模擬為基之深度強化學習於零工式生產排程

本研究主要探討深度強化學習於零工式生產排程問題，考量系統中工單動態來到事件引發的動態情境下，採用Deep Q Network深度強化學習方法，以最小化一段時間內的平均工單流程時間(Mean Flow Time) 為目標，探討動態排程與集中式派工問題。本研究以模擬為基礎之建構強化學習『環境』。利用離散事件模擬結合強化學習，以下次事件模擬法進行時間推進，取代生產系統中未知的狀態轉移機率。本研究參考Open AI Gym框架，引入狀態轉移之介面函數於模擬模式中，作為能與學習代理人(Agent)互動的環境，使代理人能觀察環境之即時狀態做動作決策，環境負責執行動作與狀態轉移，並對此給予獎勵，透過兩者反覆互動之系統轉移過程收集訓練樣本，進行強化學習代理人的訓練。本研究提出以模擬為基之深度強化學習方法，並於應用零工式生產系統中。首先定義其狀態、動作、獎勵函數等強化學習要素。接著建構基於自注意力機制的Deep Q Network，透過保留工單動態來到之時序性資訊的狀態編碼，使代理人從過去經驗學習狀態與派工法則的關聯及探索更多可能之最佳決策。實驗結果驗證了透過適當的獎勵值以及類神經網路模型的設計，深度強化學習方法可學習到如何根據系統狀態即時調整派工，也可以隨環境中動態情境的不同，做決策調整，在工單動態來到之情境下，學習到超越最佳單一派工法則的績效表現，發揮了強化學習於動態決策問題之優勢。

關鍵字

深度強化學習；動態排程問題；離散事件模擬

並列摘要

This research applied deep reinforcement learning in job shop scheduling problem. Considering the scenario of the system with dynamic job arrival, Deep Q Network learning algorithm is used to minimize the mean flow time within a period of time for dynamic scheduling and centralized dispatching problem.
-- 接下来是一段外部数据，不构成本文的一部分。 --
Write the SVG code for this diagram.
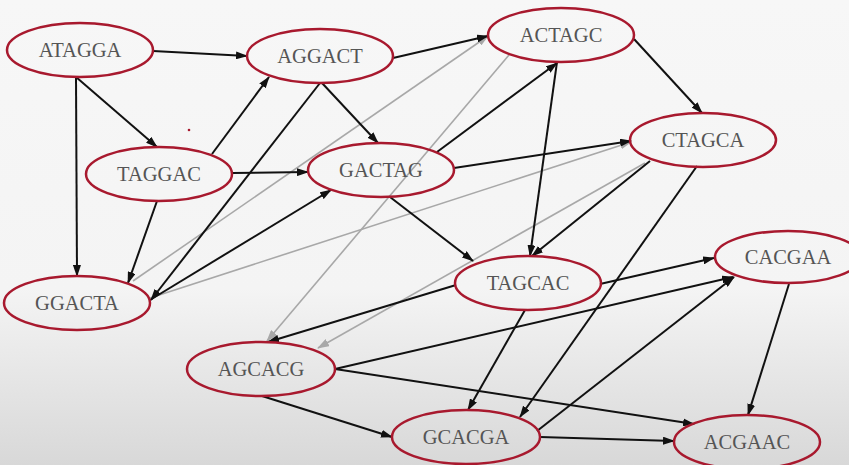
<svg xmlns="http://www.w3.org/2000/svg" width="849" height="465" viewBox="0 0 849 465">
<defs>
<linearGradient id="bg" x1="0" y1="0" x2="0" y2="1">
<stop offset="0" stop-color="#f7f7f7"/>
<stop offset="0.62" stop-color="#f4f4f4"/>
<stop offset="1" stop-color="#d8d8d8"/>
</linearGradient>
<marker id="ab" viewBox="0 0 12 8" refX="11" refY="4" markerWidth="12" markerHeight="8" markerUnits="userSpaceOnUse" orient="auto">
<path d="M0,0 L12,4 L0,8 z" fill="#111"/>
</marker>
<marker id="ag" viewBox="0 0 12 8" refX="11" refY="4" markerWidth="12" markerHeight="8" markerUnits="userSpaceOnUse" orient="auto">
<path d="M0,0 L12,4 L0,8 z" fill="#a8a8a8"/>
</marker>
<style>
.n ellipse{fill:none;stroke:#a8192e;stroke-width:2.5}
.n text{font-family:'Liberation Serif','Times New Roman',serif;font-size:20.5px;fill:#555555;text-anchor:middle;dominant-baseline:central}
.b{stroke:#111;stroke-width:2;fill:none;marker-end:url(#ab)}
.g{stroke:#a8a8a8;stroke-width:1.6;fill:none;marker-end:url(#ag)}
</style>
</defs>
<rect width="849" height="465" fill="url(#bg)"/>
<circle cx="189" cy="130" r="1.3" fill="#a8192e"/>
<g id="connectors">
<line class="g" x1="133" y1="281" x2="488" y2="36"/>
<line class="g" x1="150" y1="298" x2="631" y2="142"/>
<line class="g" x1="509" y1="55" x2="267" y2="341"/>
<line class="g" x1="645" y1="163" x2="318" y2="348"/>
<line class="b" x1="153" y1="51" x2="247" y2="56"/>
<line class="b" x1="76" y1="77" x2="157" y2="147"/>
<line class="b" x1="76" y1="77" x2="77" y2="276"/>
<line class="b" x1="212" y1="154" x2="269" y2="77"/>
<line class="b" x1="232" y1="173" x2="308" y2="172"/>
<line class="b" x1="157" y1="201" x2="128" y2="283"/>
<line class="b" x1="322" y1="83" x2="378" y2="143"/>
<line class="b" x1="393" y1="58" x2="488" y2="36"/>
<line class="b" x1="320" y1="83" x2="151" y2="300"/>
<line class="b" x1="150" y1="300" x2="331" y2="190"/>
<line class="b" x1="437" y1="152" x2="557" y2="63"/>
<line class="b" x1="454" y1="168" x2="631" y2="141"/>
<line class="b" x1="390" y1="197" x2="473" y2="261"/>
<line class="b" x1="557" y1="62" x2="530" y2="256"/>
<line class="b" x1="634" y1="39" x2="702" y2="113"/>
<line class="b" x1="650" y1="161" x2="532" y2="256"/>
<line class="b" x1="697" y1="166" x2="520" y2="417"/>
<line class="b" x1="525" y1="310" x2="468" y2="410"/>
<line class="b" x1="600" y1="284" x2="714" y2="258"/>
<line class="b" x1="456" y1="285" x2="268" y2="342"/>
<line class="b" x1="335" y1="369" x2="733" y2="277"/>
<line class="b" x1="335" y1="369" x2="694" y2="424"/>
<line class="b" x1="262" y1="396" x2="392" y2="437"/>
<line class="b" x1="540" y1="437" x2="674" y2="441"/>
<line class="b" x1="537" y1="431" x2="734" y2="277"/>
<line class="b" x1="789" y1="284" x2="748" y2="415"/>
</g>
<g id="ATAGGA" class="n"><ellipse cx="80" cy="50" rx="73" ry="27"/><text x="80" y="50">ATAGGA</text></g>
<g id="AGGACT" class="n"><ellipse cx="320" cy="56" rx="73" ry="27"/><text x="320" y="56">AGGACT</text></g>
<g id="ACTAGC" class="n"><ellipse cx="561" cy="35" rx="73" ry="27"/><text x="561" y="35">ACTAGC</text></g>
<g id="CTAGCA" class="n"><ellipse cx="703" cy="140" rx="73" ry="27"/><text x="703" y="140">CTAGCA</text></g>
<g id="TAGGAC" class="n"><ellipse cx="159" cy="174" rx="73" ry="27"/><text x="159" y="174">TAGGAC</text></g>
<g id="GGACTA" class="n"><ellipse cx="77" cy="303" rx="73" ry="27"/><text x="77" y="303">GGACTA</text></g>
<g id="GACTAG" class="n"><ellipse cx="381" cy="170" rx="73" ry="27"/><text x="381" y="170">GACTAG</text></g>
<g id="TAGCAC" class="n"><ellipse cx="528" cy="283" rx="73" ry="27"/><text x="528" y="283">TAGCAC</text></g>
<g id="CACGAA" class="n"><ellipse cx="788" cy="257" rx="73" ry="26"/><text x="788" y="257">CACGAA</text></g>
<g id="AGCACG" class="n"><ellipse cx="261" cy="369" rx="74" ry="27"/><text x="261" y="369">AGCACG</text></g>
<g id="GCACGA" class="n"><ellipse cx="466" cy="437" rx="74" ry="27"/><text x="466" y="437">GCACGA</text></g>
<g id="ACGAAC" class="n"><ellipse cx="747" cy="442" rx="73" ry="27"/><text x="747" y="442">ACGAAC</text></g>
</svg>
The "environment" of reinforcement learning is contrasted based on simulation. By using discrete event simulation, the next event advancement method is used for the state transition without the unknown transition probability in the production system. This study introduces the OpenAI Gym compatible interfaces into the simulation model to make "environment" have an interactive relation to RL agent. When time advance to the decisions point, the agent is able to observe the state from environment and decide the action, and the environment must transit to the next state and feedback the reward after executing the action. By collecting such state transition process as training samples, RL agents are trained with the experiences. This research proposes a simulation-based deep reinforcement learning approach for the job shop scheduling problem. First, the research define the RL elements such as its state, action, and reward, and then a Deep Q Network with self-attention module is constructed. By encoding the state with the temporal information about the dynamic arrival of jobs, the agent must be able to learn the relationship between the state and the dispatching rule from the past experience and explore better decisions. The experimental results verify that with the appropriate designs of reward function and neural network architecture, the performance of the deep reinforcement learning dynamic scheduling method can be better than traditional dispatching methods.